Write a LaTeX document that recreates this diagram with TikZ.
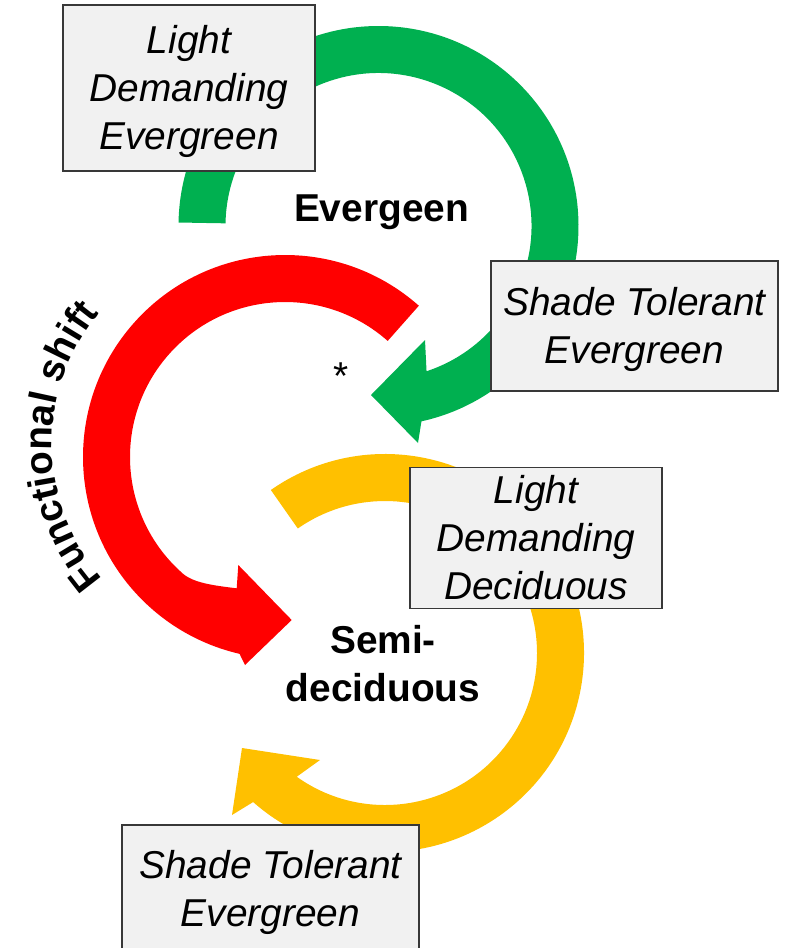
\documentclass[tikz,border=0pt]{standalone}
\usepackage{fontspec}
\setmainfont{Liberation Sans}
\usetikzlibrary{calc,decorations.text}
\definecolor{pgreen}{HTML}{00B050}
\definecolor{pred}{HTML}{FF0000}
\definecolor{pyellow}{HTML}{FFC000}
\definecolor{boxfill}{HTML}{F1F1F1}
\definecolor{boxline}{HTML}{383838}
\newcommand\tstrutx{\rule{0pt}{35.5bp}}
\newcommand\bstrutx{\rule[-8.5bp]{0pt}{8.5bp}}
\begin{document}
\begin{tikzpicture}[x=1bp,y=-1bp,
  labelbox/.style={draw=boxline, line width=1.6bp, fill=boxfill, align=center, inner sep=0pt,
    font=\fontsize{39}{48.5}\selectfont\itshape},
  phase/.style={align=center, inner sep=0pt, font=\fontsize{39}{48}\selectfont\bfseries},
]
\useasboundingbox (0,0) rectangle (792,948);
\clip (0,0) rectangle (792,948);

% centres of the three circular arrows and of the curved label
\coordinate (G) at (378.5,226);
\coordinate (R) at (285,457);
\coordinate (Y) at (385,653);
\coordinate (FS) at (257,444);

% green arrow (Evergreen cycle)
\fill[pgreen] ($(G)+(181:200)$) arc[start angle=181, end angle=437.6, radius=200]
  -- (418,443) -- (371,395) -- (425,340) -- ($(G)+(431.7:153)$)
  arc[start angle=431.7, end angle=181, radius=153] -- cycle;

% red arrow (functional shift)
\fill[pred] ($(R)+(-48.5:202)$) arc[start angle=-48.5, end angle=-257, radius=202]
  -- (245,665) -- (291.7,620) -- (238.3,565) -- (236.7,588.3)
  .. controls (214,585.5) and (192,583) .. ($(R)+(-228:155)$)
  arc[start angle=-228, end angle=-48.5, radius=155] -- cycle;

% yellow arrow (Semi-deciduous cycle)
\fill[pyellow] ($(Y)+(235:199)$) arc[start angle=235, end angle=491.5, radius=199]
  -- (232,815) -- (242,748) -- (320,760) -- ($(Y)+(485.5:152)$)
  arc[start angle=485.5, end angle=235, radius=152] -- cycle;

% boxes
\node[labelbox, minimum width=252bp, minimum height=166bp] (lde) at (189,88)
  {\tstrutx Light\\Demanding\\Evergreen\bstrutx};
\node[labelbox, minimum width=287bp, minimum height=130bp] (ste1) at (634.5,326)
  {\tstrutx Shade Tolerant\\Evergreen\bstrutx};
\node[labelbox, minimum width=252bp, minimum height=140bp] (ldd) at (536,538)
  {\tstrutx Light\\Demanding\\Deciduous\bstrutx};
\node[labelbox, minimum width=297bp, minimum height=128bp] (ste2) at (270.5,889)
  {\tstrutx Shade Tolerant\\Evergreen\bstrutx};

% phase labels
\node[phase, anchor=base] (ever) at (381.5,221) {Evergeen};
\node[phase] (semi) at (383,663.5) {Semi-\\deciduous};
\node[font=\fontsize{39}{44}\selectfont, inner sep=0pt, anchor=base] (star) at (341,389) {*};

% curved label
\path[decorate, decoration={text along path, text align=center,
  text={|\fontsize{39}{47}\selectfont\bfseries|Functional shift}}]
  ($(FS)+(138.6:205)$) arc[start angle=138.6, end angle=220, radius=205];
\end{tikzpicture}
\end{document}
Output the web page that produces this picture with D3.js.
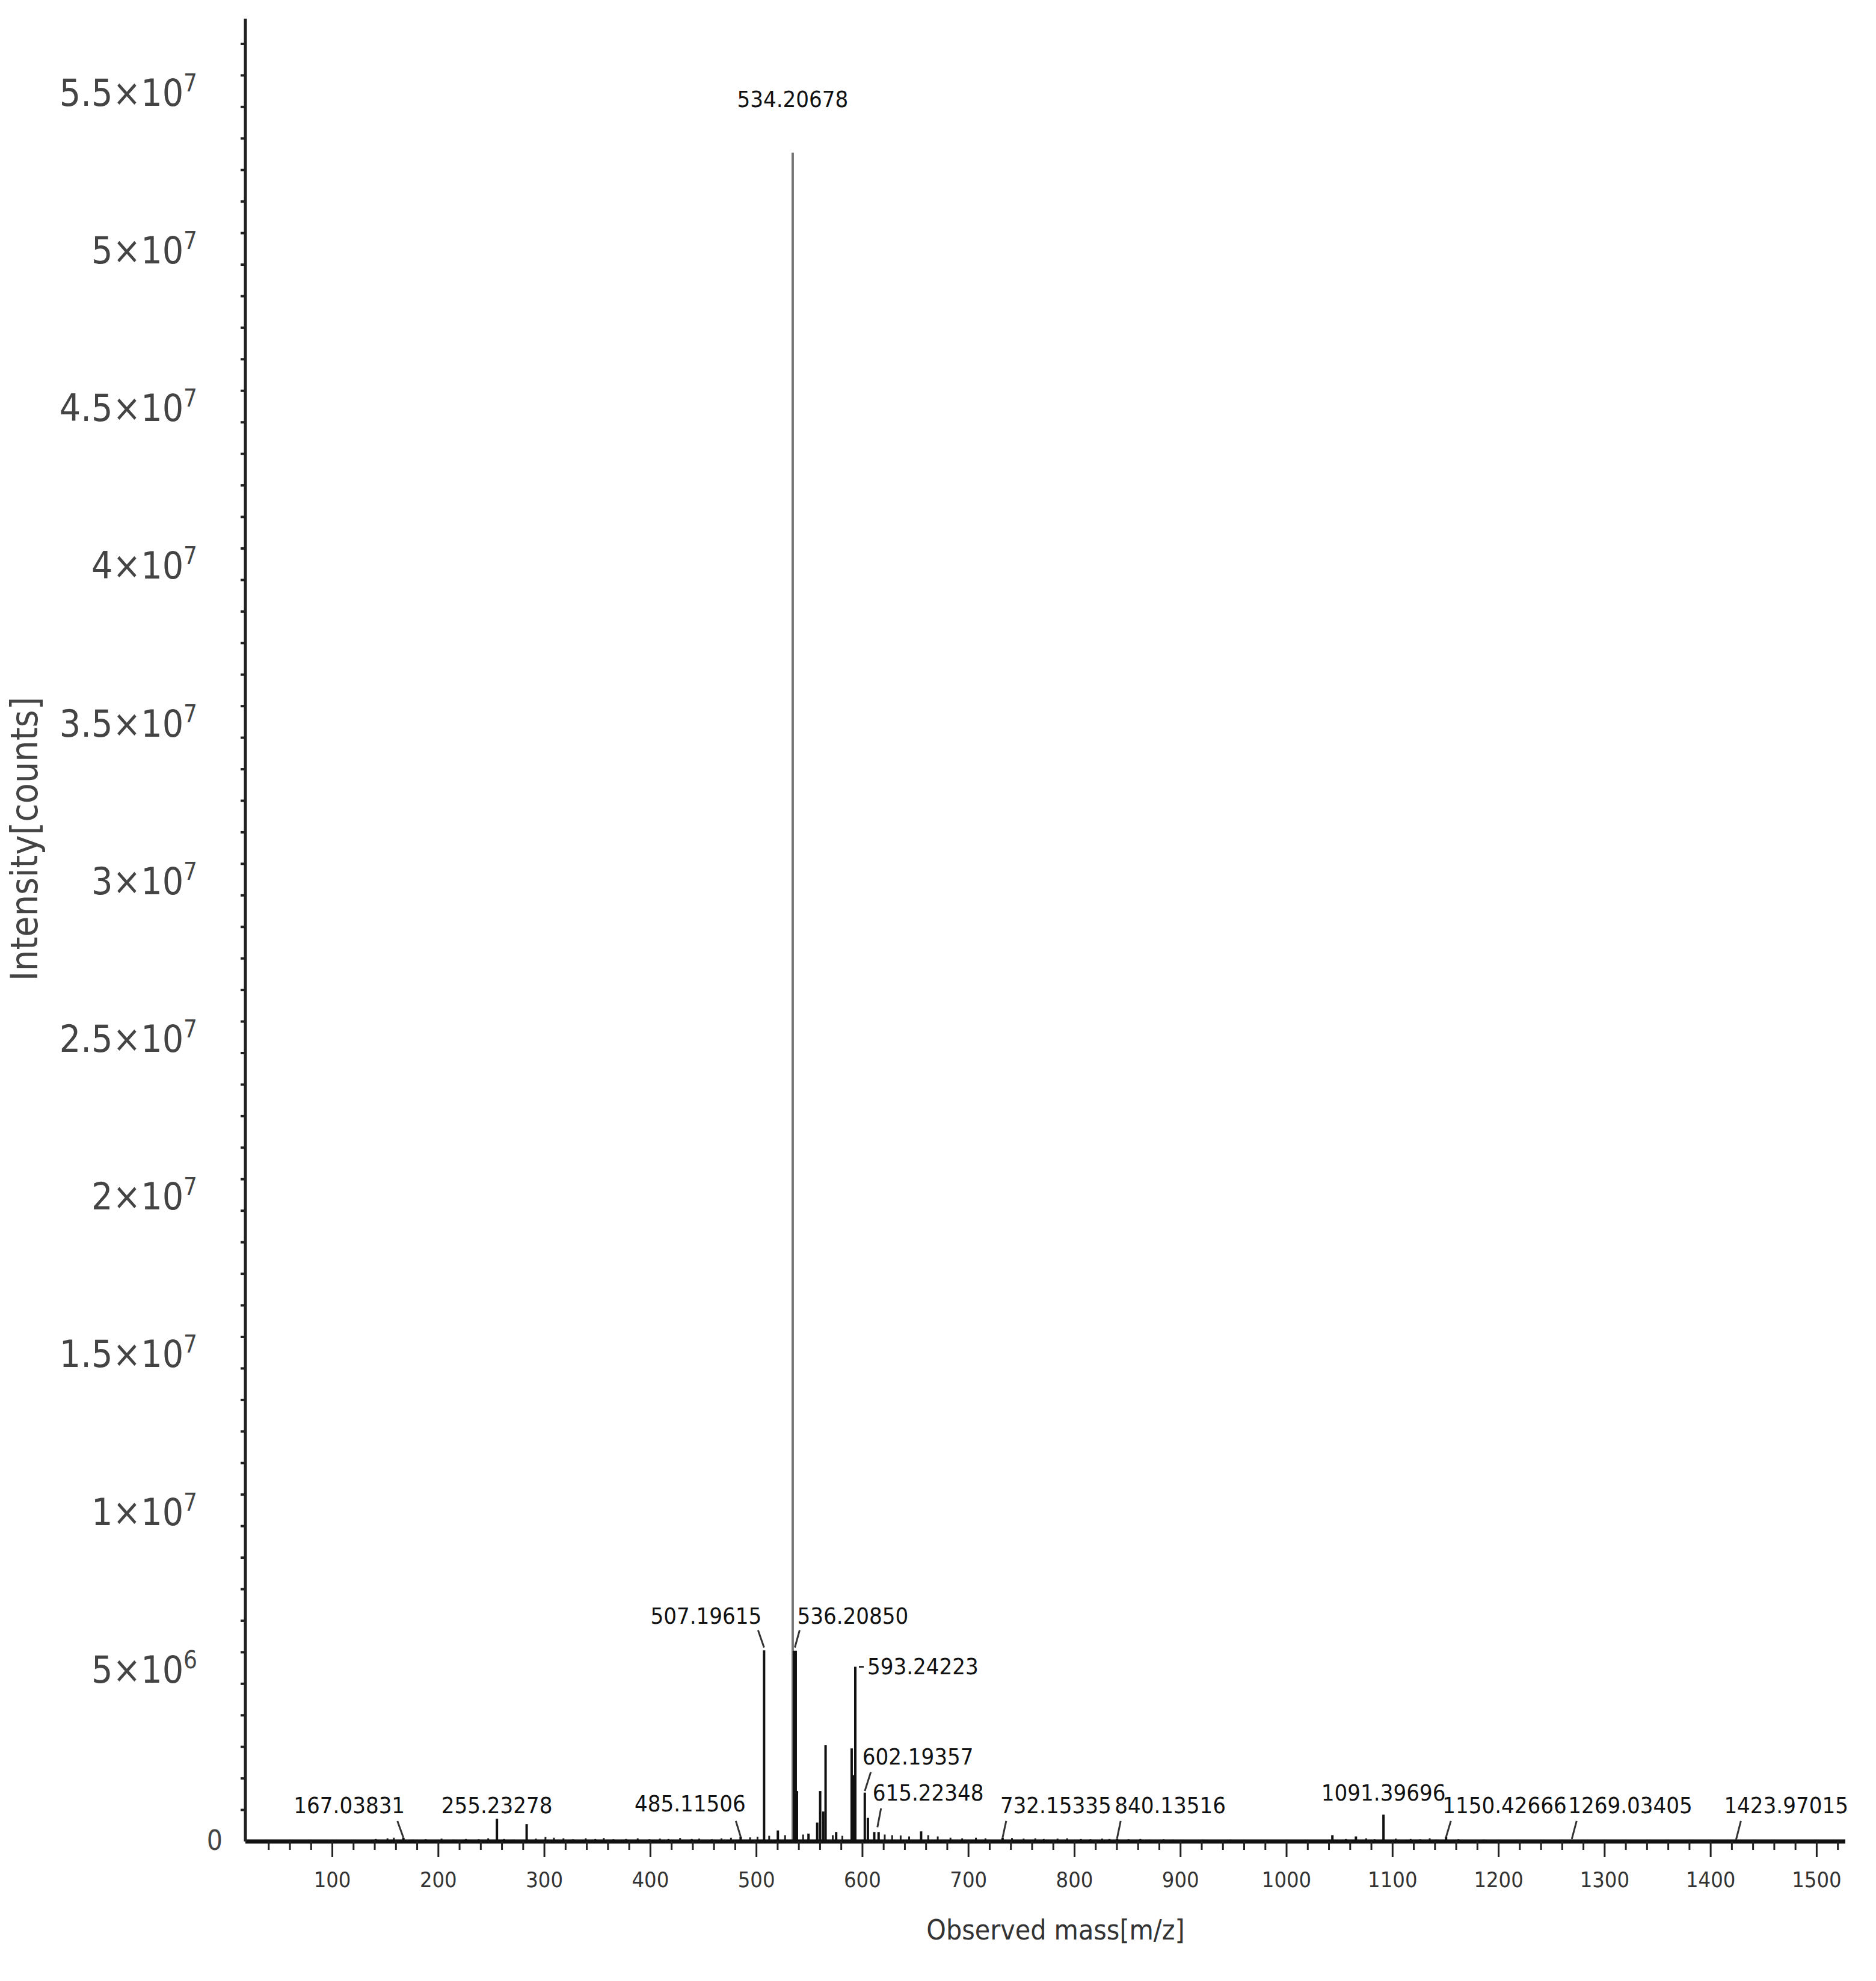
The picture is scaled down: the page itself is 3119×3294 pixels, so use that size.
<!DOCTYPE html>
<html>
<head>
<meta charset="utf-8">
<script src="https://cdn.jsdelivr.net/npm/d3@7"></script>
<style>
  body { margin: 0; background: #fff; }
  svg text { font-family: "DejaVu Sans Condensed", "Liberation Sans Narrow", "Open Sans", sans-serif; }
</style>
</head>
<body>
<svg id="chart" width="3119" height="3294"></svg>
<script>
// main peaks [m/z, intensity]
const peakMass = [534.207, 536.209, 507.196, 593.242, 565.2, 589.8, 591.6, 560.1, 538.2, 557.3, 602.194, 605.1, 563.0, 255.233, 283.26, 1091.397, 167.038, 485.115, 615.223, 732.153, 840.135, 1150.427, 1269.034, 1423.970, 520.2, 655.3, 1043.2, 1065.4, 549.1, 575.2, 611.1];
const peakInt  = [5.355e7, 6.05e6, 6.06e6, 5.54e6, 3.05e6, 2.95e6, 2.1e6, 1.6e6, 1.6e6, 0.6e6, 1.55e6, 0.75e6, 0.95e6, 0.72e6, 0.55e6, 0.85e6, 0.12e6, 0.15e6, 0.3e6, 0.12e6, 0.09e6, 0.14e6, 0.06e6, 0.05e6, 0.35e6, 0.32e6, 0.2e6, 0.16e6, 0.25e6, 0.3e6, 0.3e6];

// baseline noise
const noiseMass = [141, 152, 158, 176, 188, 203, 214, 226, 238, 247, 262, 271, 292, 301, 309, 318, 327, 339, 348, 356, 365, 377, 388, 399, 409, 417, 428, 439, 446, 458, 467, 476, 494, 501, 512, 527, 544, 572, 581, 621, 628, 636, 644, 662, 671, 683, 694, 707, 716, 741, 752, 763, 771, 784, 793, 806, 815, 826, 833, 851, 862, 871, 884, 893, 908, 921, 933, 947, 958, 1056, 1075, 1083, 1103, 1117, 1126, 1135, 1141, 1162, 1171, 1186, 1199];
const noiseInt  = [0.08e6, 0.1e6, 0.12e6, 0.06e6, 0.07e6, 0.09e6, 0.06e6, 0.08e6, 0.07e6, 0.1e6, 0.08e6, 0.06e6, 0.09e6, 0.14e6, 0.12e6, 0.1e6, 0.07e6, 0.1e6, 0.08e6, 0.11e6, 0.07e6, 0.08e6, 0.1e6, 0.07e6, 0.09e6, 0.08e6, 0.11e6, 0.08e6, 0.09e6, 0.07e6, 0.1e6, 0.12e6, 0.13e6, 0.15e6, 0.18e6, 0.2e6, 0.22e6, 0.2e6, 0.18e6, 0.22e6, 0.2e6, 0.19e6, 0.16e6, 0.2e6, 0.16e6, 0.12e6, 0.1e6, 0.12e6, 0.1e6, 0.11e6, 0.09e6, 0.1e6, 0.08e6, 0.09e6, 0.1e6, 0.08e6, 0.07e6, 0.09e6, 0.08e6, 0.07e6, 0.08e6, 0.06e6, 0.07e6, 0.06e6, 0.05e6, 0.06e6, 0.05e6, 0.06e6, 0.05e6, 0.08e6, 0.1e6, 0.07e6, 0.09e6, 0.08e6, 0.07e6, 0.1e6, 0.06e6, 0.07e6, 0.05e6, 0.06e6, 0.05e6];

// annotated labels
const labelMass = [534.207, 507.196, 536.209, 593.242, 602.194, 615.223, 167.038, 255.233, 485.115, 732.153, 840.135, 1091.397, 1150.427, 1269.034, 1423.970];
const labelText = ["534.20678", "507.19615", "536.20850", "593.24223", "602.19357", "615.22348", "167.03831", "255.23278", "485.11506", "732.15335", "840.13516", "1091.39696", "1150.42666", "1269.03405", "1423.97015"];

const xTicks = [100, 200, 300, 400, 500, 600, 700, 800, 900, 1000, 1100, 1200, 1300, 1400, 1500];
const yTickMant = ["5", "1", "1.5", "2", "2.5", "3", "3.5", "4", "4.5", "5", "5.5"];
const yTickExp  = ["6", "7", "7", "7", "7", "7", "7", "7", "7", "7", "7"];
const yTicks = [5e6, 1e7, 1.5e7, 2e7, 2.5e7, 3e7, 3.5e7, 4e7, 4.5e7, 5e7, 5.5e7];

// label layout: [dx from peak x, baseline y in data units, anchor, leader]
const labelLayout = [
  [0, 5.5e7, "middle", null],
  [-4, 6.9e6, "end", [-10, 6.7e6, 0, 6.15e6]],
  [4, 6.9e6, "start", [8, 6.7e6, 0, 6.15e6]],
  [20, 5.3e6, "start", [6, 5.54e6, 14, 5.54e6]],
  [-4, 2.45e6, "start", [10, 2.2e6, 0, 1.6e6]],
  [-10, 1.3e6, "start", [4, 1.05e6, -2, 0.45e6]],
  [-90, 0.9e6, "middle", [-10, 0.65e6, 0, 0.12e6]],
  [0, 0.9e6, "middle", null],
  [-84, 0.95e6, "middle", [-8, 0.65e6, 0, 0.15e6]],
  [-4, 0.9e6, "start", [6, 0.65e6, 0, 0.12e6]],
  [-4, 0.9e6, "start", [6, 0.65e6, 0, 0.1e6]],
  [0, 1.3e6, "middle", null],
  [-6, 0.9e6, "start", [8, 0.65e6, 0, 0.14e6]],
  [-6, 0.9e6, "start", [8, 0.65e6, 0, 0.08e6]],
  [-20, 0.9e6, "start", [8, 0.65e6, 0, 0.06e6]]
];

const svg = d3.select('#chart');
const x = d3.scaleLinear().domain([18, 1527]).range([408, 3068]);
const y = d3.scaleLinear().domain([0, 5.78e7]).range([3062, 31]);

// noise sticks
svg.append('g').selectAll('line').data(noiseMass).enter().append('line')
  .attr('x1', d => x(d)).attr('x2', d => x(d))
  .attr('y1', y(0)).attr('y2', (d, i) => y(noiseInt[i]))
  .attr('stroke', '#222').attr('stroke-width', 3);

// peaks
svg.append('g').selectAll('line').data(peakMass).enter().append('line')
  .attr('x1', d => x(d)).attr('x2', d => x(d))
  .attr('y1', y(0)).attr('y2', (d, i) => y(peakInt[i]))
  .attr('stroke', (d, i) => i === 0 ? '#777' : '#111')
  .attr('stroke-width', (d, i) => i === 0 ? 4 : (i === 1 ? 7 : 4));

// x axis
const xAxis = svg.append('g').attr('transform', `translate(0,${y(0)})`);
xAxis.append('line').attr('x1', 408).attr('x2', 3068).attr('stroke', '#111').attr('stroke-width', 7);
xAxis.selectAll('line.minor').data(d3.range(40, 1521, 20)).enter().append('line')
  .attr('class', 'minor')
  .attr('x1', d => x(d)).attr('x2', d => x(d))
  .attr('y1', 0).attr('y2', d => d % 100 === 0 ? 26 : 14)
  .attr('stroke', '#222').attr('stroke-width', 3);
xAxis.selectAll('text').data(xTicks).enter().append('text')
  .attr('x', d => x(d)).attr('y', 76)
  .attr('text-anchor', 'middle').attr('font-size', 36).attr('fill', '#333')
  .text(d => d);

// y axis
const yAxis = svg.append('g').attr('transform', 'translate(408,0)');
yAxis.append('line').attr('y1', 31).attr('y2', y(0)).attr('stroke', '#222').attr('stroke-width', 5);
yAxis.selectAll('line.minor').data(d3.range(1e6, 5.78e7, 1e6)).enter().append('line')
  .attr('x1', -8).attr('x2', 0)
  .attr('y1', d => y(d)).attr('y2', d => y(d))
  .attr('stroke', '#222').attr('stroke-width', 4);
const yl = yAxis.selectAll('text.tl').data(yTicks).enter().append('text')
  .attr('class', 'tl')
  .attr('x', -80).attr('y', d => y(d) - 2)
  .attr('text-anchor', 'end').attr('font-size', 62).attr('fill', '#444');
yl.append('tspan').text((d, i) => yTickMant[i] + '×10');
yl.append('tspan').attr('dy', -24).attr('font-size', 40).text((d, i) => yTickExp[i]);
yAxis.append('text').attr('x', -38).attr('y', y(0) + 14)
  .attr('text-anchor', 'end').attr('font-size', 46).attr('fill', '#444').text('0');

// axis titles
svg.append('text').attr('x', 1755).attr('y', 3225).attr('text-anchor', 'middle')
  .attr('font-size', 46).attr('fill', '#333').text('Observed mass[m/z]');
svg.append('text').attr('transform', 'translate(62,1395) rotate(-90)').attr('text-anchor', 'middle')
  .attr('font-size', 62).attr('fill', '#444').text('Intensity[counts]');

// peak labels
const lab = svg.append('g');
labelMass.forEach((m, i) => {
  const [dx, ly, anchor, leader] = labelLayout[i];
  lab.append('text').attr('x', x(m) + dx).attr('y', y(ly))
    .attr('text-anchor', anchor).attr('font-size', 38).attr('fill', '#111')
    .text(labelText[i]);
  if (leader) {
    lab.append('line')
      .attr('x1', x(m) + leader[0]).attr('y1', y(leader[1]))
      .attr('x2', x(m) + leader[2]).attr('y2', y(leader[3]))
      .attr('stroke', '#333').attr('stroke-width', 3);
  }
});
</script>
</body>
</html>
-------------------------
■ Instructions to follow
Locate the word "that" in the records and collect each line it appears in.

■ Result of the exercise
Write a LaTeX document that recreates this diagram with TikZ.
Output the web page that produces this picture with D3.js.
The picture is scaled down: the page itself is 3119×3294 pixels, so use that size.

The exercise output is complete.